Saturday, July 30, 2011

Guest Blog: On Politically Correct Meat

I think your blog on politically (and morally) correct meat is excellent and important.

It is good that scientific advance can in this instance contribute decisively to what in my view would be a politically and morally superior world while making a sound contribution to environmental preservation.

To Bentham goes the credit for first clearly coupling moral philosophy with the issue of causing pain to sentient beings. (Of course, this was the dominant view in Asian Indian civilization a thousand years before Bentham.) Bentham correctly found the crux to be in sentience, not just conscious awareness. (Tom is more convinced than I am that the lower animals are "conscious" of pain. It seems that the science is not decisive here, though it would be better to be in intellectual error than to induce horrible pain in other sentient beings. Cf. the research recently done in Ireland on the question of pain of lobsters in being boiled alive in addition to the late David Foster Wallace's famous essay on lobster pain. Lobster's do not have a developed brain with pre-frontal lobes and their spinal cord seems rudimentary. However,they are equipped with an inordinate number of tiny sensory organs over much of their bodies. These may help them in navigation and grasping and the like. But these organs could also involve a kind of pain-pleasure sensing mechanism on the avoidance-attraction model of behavior. Thus, there could be pain virtually throughout the body of the lobster, whatever may be the case in regard to crabs or crayfish or Japanese DOJO [a kind of river eel]) when being boiled alive).

What is of great importance, however, would be the overwhelming long-term environmental consequences of using "cultured meat." Given the incremental nature of greenhouse emissions and even more their consequences over time, even benefits on the scale projected by scientists in this instance would be highly significant.

There would be a cultural loss, however. "Food is culture," and the way we dine, notably with meat dishes, is so intertwined with much of high culture and even everyday life throughout the world (cf., e.g., the constant "noshing" of Thais on the street, e.g.) that the world would become less colorful and more interesting in spite of being more politically and morally correct and with a concomitant contribution to the restoration of the environment.
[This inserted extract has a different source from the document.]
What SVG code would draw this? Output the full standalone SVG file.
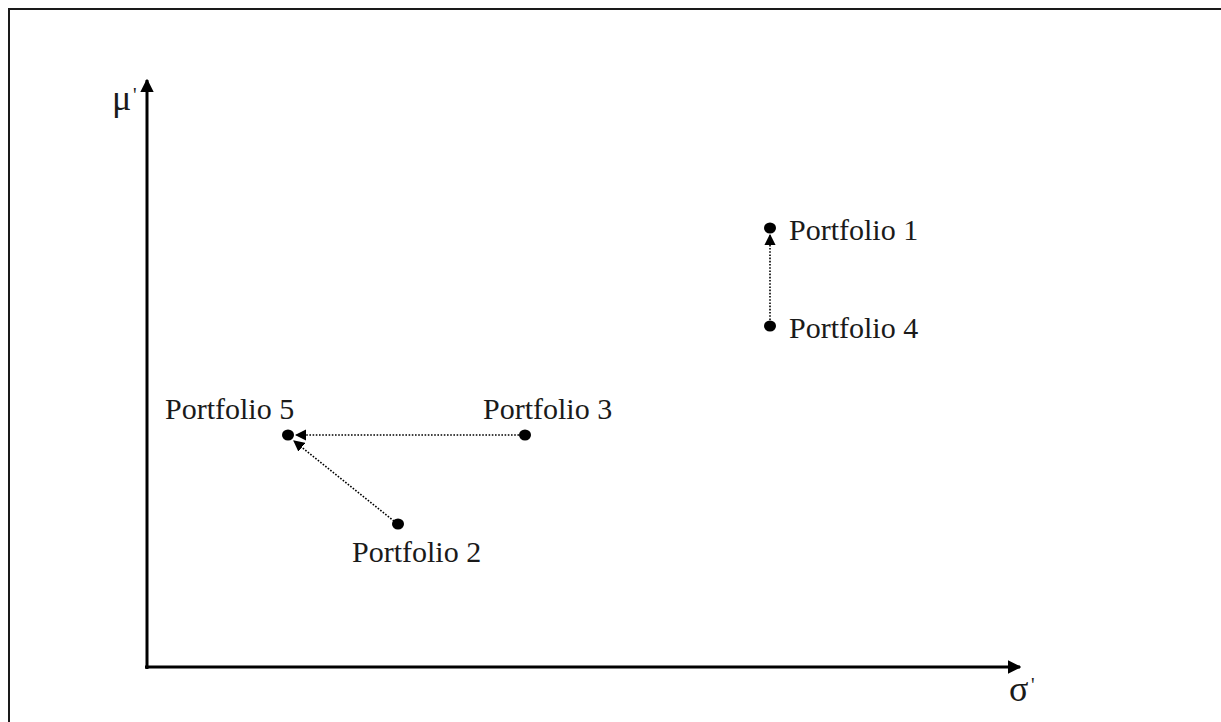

But then head-hunting was out of favor with the British in Borneo and the Americans in the Philippines until the time came for the invasion of Borneo by Australian troops and guerrilla warfare in the Philippines so long as the heads gathered were Japanese. Cats and some bears are still boiled alive in some cuisines, as were mules in other cuisines, and this is certainly culturally unique. Yet, we condemn this nowadays, just as most of us look askance at head hunting (even though an environmental case for cannibalism has been on the agenda set forth by some radical environmentalists of advocates of "deep ecology." See This essays is by the late Australian philosopher and logician Richard Routley (later Richard Slyvan).

In conclusion, in his plea for animals, Bentham referred to efforts to mitigate the treatment of blacks in the West Indies. He was also committed to reforming the criminal law and brought the attention of the learned world to important theoretical work with practical applications being done in Italy and France in this regard. Some of his ideas concerning prison construction seem nowadays far from humane (cf. Foucault on Bentham), but partly even more so in the light of the treatment of Islamic prisoners and Private Manning by organs of the American government in more recent times. Bentham is right, however, the way we treat humans is willy-nilly intimately and intricately intercalated with how we treat animals.